In AEI Life LLC v. Lincoln Benefit Life Co., No. 17-224, 2018 U.S. App. LEXIS 15485 (2d Cir. Jun. 8, 2018), a Trust purchased a $6.5 million life insurance policy on an individual.  On the application, it claimed that the named individual had a net worth of $87 million and an annual income of $1.5 million.  It would later prove that this simply wasn’t true.  But in the meantime, a stranger to the policy deposited money into the Trust, which was used to pay the $205,000 in yearly premiums.

Roughly three years later, the Trust sold the policy to another entity, who had no knowledge of the fraud.  The new policy owner eventually sued the insurer, seeking a declaration that the insurer was barred from challenging the validity of the policy under New York’s two-year contestability statute.  The district court granted the policy owner’s motion for summary judgment and the Second Circuit Court of Appeals affirmed.

This case presented a number of issues, including whether a policy obtained by fraud was void ab initio or merely voidable.  But before getting to that question, the court had to decide whether New York or New Jersey law applied, because each state applied its two-year contestability statute differently.  In New Jersey, a policy obtained by fraudulent means is void, meaning that it can be challenged at any time.  But in New York, such policies are voidable, meaning that they are not subject to challenge after the two-year contestability period has closed.
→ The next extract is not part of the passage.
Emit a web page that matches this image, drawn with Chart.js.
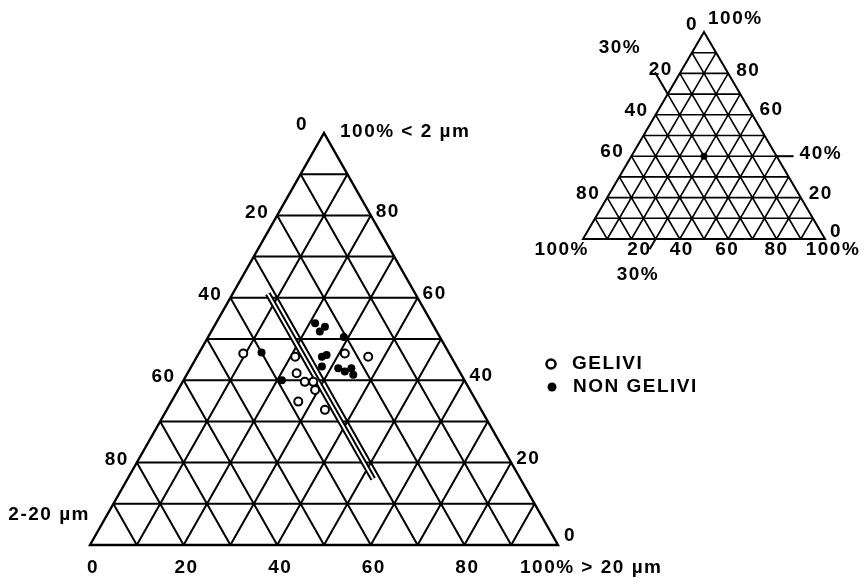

The insurer argued that New Jersey law applied because the application said that it was signed there, and the policy’s “conformity with state law” provision stated that the certificate was “subject to the laws of the state where the application was signed.”  The Court of Appeals rejected the insurer’s argument that the conformity clause was a choice-of-law provision.  It noted that that ordinarily a conformity clause has the effect of excising a provision in policy that conflicts with state law.  And although it would not foreclose the possibility that a clause could be both a conformity clause and a choice-of-law provision, here the provision did not identify itself as a choice-of-law provision; nor did it identify a specific state.  The court applied New York’s center of gravity test and determined that New York law applied.  As a result the court held that the policy was voidable.  Because the insurer had collected premiums for more than two years, the policy’s legitimacy was no longer subject to challenge.